Но и этого несчастья, теперь уже с помощью Данзаса, удалось избежать.
Мы говорим только о явных, документально зафиксированных искушениях, которым подвергался Пушкин в последние часы жизни.
И вот — странное дело! — по мере того как отвергает Пушкин все предлагаемые ему образы искушений, необыкновенно возрастает волнение окружающих.
Забаррикадированная дверь из прихожей в сени — символ. Все труднее становится сдерживать злое нашествие… Странные, непривычные черты начинают проступать и в близких людях.
Все население Петербурга, а в особенности чернь и мужичье, волнуясь, как в конвульсиях, страстно жаждало отомстить Дантесу. Никто — от мала до велика — не желал согласиться, что Дантес не был убийцей. Хотели расправиться даже с хирургами, которые лечили Пушкина, доказывая, что тут заговор и измена, что один иностранец ранил Пушкина, а другим иностранцам поручили его лечить, — свидетельствовал доктор С. Моравский.

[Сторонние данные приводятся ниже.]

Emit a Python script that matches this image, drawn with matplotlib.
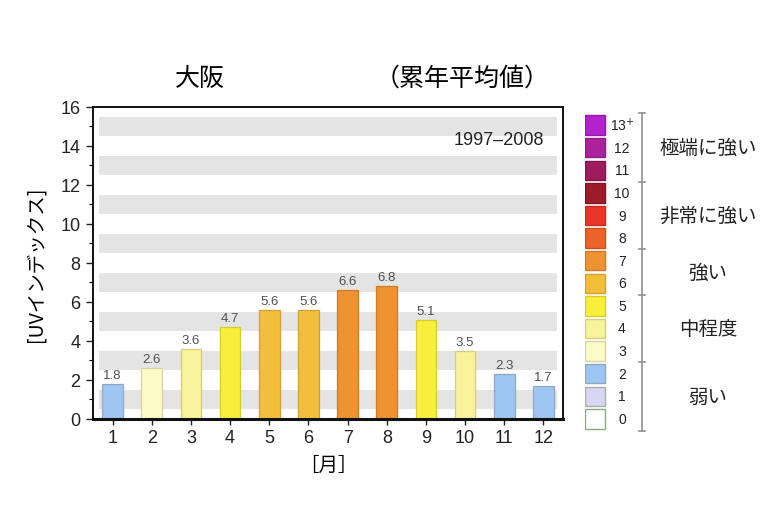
import matplotlib
matplotlib.use('Agg')
import matplotlib.pyplot as plt

plt.rcParams['font.family'] = ['Liberation Sans', 'Noto Sans CJK JP', 'DejaVu Sans']
JP = ['Noto Sans CJK JP', 'DejaVu Sans']

months = [1, 2, 3, 4, 5, 6, 7, 8, 9, 10, 11, 12]
uv_mean = [1.8, 2.6, 3.6, 4.7, 5.6, 5.6, 6.6, 6.8, 5.1, 3.5, 2.3, 1.7]

levels = [0, 1, 2, 3, 4, 5, 6, 7, 8, 9, 10, 11, 12, 13]
level_labels = ['0', '1', '2', '3', '4', '5', '6', '7', '8', '9', '10', '11', '12', '13$^{+}$']
level_colors = ['#FFFFFF', '#D8D6F4', '#9EC6F2', '#FCFAC6', '#F9F29C', '#F8EF3C',
                '#F3BE3C', '#EE9332', '#EA6429', '#E8352B', '#9C1C2A', '#9E1C5E',
                '#AE219C', '#B422CE']
level_edges = ['#8AAA80', '#A8B0A0', '#90A8C0', '#D8D4A0', '#D6CC80', '#D6CC30',
               '#D6A030', '#D07828', '#C85020', '#C82820', '#801420', '#801450',
               '#902080', '#9418AA']
groups = ['弱い', '中程度', '強い', '非常に強い', '極端に強い']
group_ranges = [(0, 2), (3, 5), (6, 7), (8, 10), (11, 13)]


def level_of(v):
    return min(int(round(v)), 13)


fig = plt.figure(figsize=(7.7, 5.1), dpi=100)
ax = fig.add_axes([0.1208, 0.1765, 0.6104, 0.6118])

for k in range(0, 16, 2):
    ax.axhspan(k + 0.5, k + 1.5, xmin=0.012, xmax=0.988, color='#E4E4E4', lw=0, zorder=0)

bar_colors = [level_colors[level_of(v)] for v in uv_mean]
edge_colors = [level_edges[level_of(v)] for v in uv_mean]
ax.bar(months, uv_mean, width=0.53, color=bar_colors, edgecolor=edge_colors,
       linewidth=0.9, zorder=2)
for m, v in zip(months, uv_mean):
    ax.text(m, v + 0.15, f'{v:.1f}', ha='center', va='bottom', fontsize=9.5,
            color='#505050', zorder=3)

ax.set_xlim(0.5, 12.5)
ax.set_ylim(0, 16)
ax.set_xticks(months)
ax.set_yticks(range(0, 17, 2))
ax.set_yticks(range(1, 16, 2), minor=True)
ax.tick_params(axis='both', direction='out', labelsize=13, colors='#222222')
ax.tick_params(axis='y', length=5, width=1, pad=4)
ax.tick_params(axis='y', which='minor', length=3, width=0.8)
ax.tick_params(axis='x', length=4, width=1, pad=3)
for s in ax.spines.values():
    s.set_linewidth(1.4)
    s.set_color('#111111')
ax.spines['bottom'].set_linewidth(2.2)

ax.set_ylabel('[UVインデックス]', family=JP, fontsize=14, labelpad=10)
ax.set_xlabel('［月］', family=JP, fontsize=14, labelpad=6)
ax.text(0.96, 0.895, '1997–2008', transform=ax.transAxes, ha='right', va='center',
        fontsize=13, color='#222222')

fig.text(0.26, 0.845, '大阪', family=JP, fontsize=18, ha='center', va='center')
fig.text(0.60, 0.845, '（累年平均値）', family=JP, fontsize=18, ha='center', va='center')

# colour scale legend
lg = fig.add_axes([585 / 770, 77 / 510, 185 / 770, 320 / 510])
lg.set_xlim(0, 185)
lg.set_ylim(-0.58, 13.58)
lg.axis('off')
lg.barh(levels, 20, left=0, height=0.86, color=level_colors, edgecolor=level_edges,
        linewidth=1.0)
for lv, lab in zip(levels, level_labels):
    lg.text(37, lv, lab, ha='center', va='center', fontsize=10, color='#222222')

lg.plot([57, 57], [-0.55, 13.55], color='#909090', lw=1.2)
for b in [-0.55, 2.5, 5.5, 7.5, 10.5, 13.55]:
    lg.plot([54, 60], [b, b], color='#909090', lw=1.2)
for g, (lo, hi) in zip(groups, group_ranges):
    lg.text(123, (lo + hi) / 2, g, family=JP, ha='center', va='center', fontsize=14,
            color='#222222')

fig.savefig('out.png', dpi=100)
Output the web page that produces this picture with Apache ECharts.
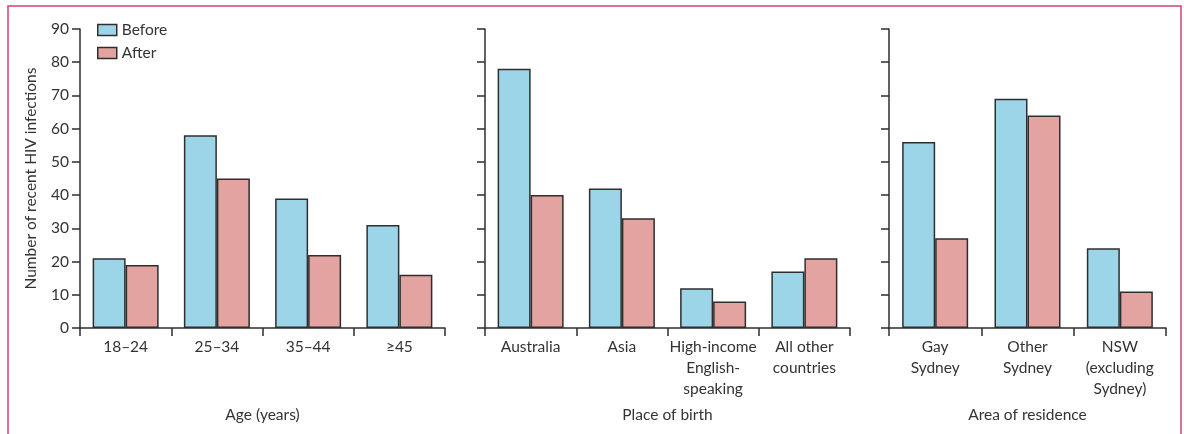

В этом свидетельстве тоже присутствует излишняя категоричность, но если сделать необходимую поправку, то настроение толпы будет передано верно.
Общее волнение нарастало конвульсивно и непредсказуемо, грозя вот-вот перевалить через критическую точку…
Князь Вяземский вспоминает, что, исполняя просьбу графа Ш. показать знаменитый портрет Кипренского, отворил дверь в соседнюю комнату и спросил у находящейся там графини Ю. П. Строгановой, можно ли исполнить просьбу. Вместо ответа Строганова побежала сообщить, что шайка студентов ворвалась в квартиру для оскорбления вдовы.
Юлия Петровна Строганова не ограничилась этим. Она написала записку графу Бенкендорфу, чтобы тот прислал жандармов для «охранения вдовы от беспрестанно приходивших студентов».
Волнение, путаница, растерянность и бестолковщина нахлестывали друг на друга, бесконечно усиливаясь порою и приобретая самые жуткие очертания.
Тело Пушкина решено было перенести в храм Спаса Нерукотворного Образа не днем, а в полночь…
После смерти Пушкина, — писал П. А. Вяземский, — я находился при гробе его почти постоянно до выноса тела в церковь, что в здании Конюшенного ведомства. Вынос тела был совершен ночью, в присутствии родных Н. Н. Пушкиной, графа Г. А. Строганова и его жены, Жуковского, Тургенева, графа Вельегорского, Аркадия Ос. Россети, офицера Генерального штаба Скалона и семейств Карамзиной и князя Вяземского. Вне этого списка пробрался по льду в квартиру Пушкина отставной офицер путей сообщения Веревкин, имевший, по объяснению А. О. Россети, какие-то отношения к покойному. Никто из посторонних не допускался. На просьбы А. Н. Муравьева и старой приятельницы покойника графини Бобринской (жены графа Павла Бобринского), переданные мною графу Строганову, мне поручено было сообщить им, что никаких исключений не допускается. Начальник штаба корпуса жандармов Дубельт в сопровождении около двадцати штаб- и обер-офицеров присутствовал при выносе. По соседним дворам были расставлены пикеты. Развернутые вооруженные силы вовсе не соответствовали малочисленным и крайне смирным друзьям Пушкина, собравшимся на вынос тела.
5
В храм на отпевание пускали только по билетам. Присутствовал весь дипломатический корпус, многие сановники. Служили архимандрит и шесть священников. Однако и тут не обошлось без конфузов. У князя Мещерского в давке надвое разорвали фрак.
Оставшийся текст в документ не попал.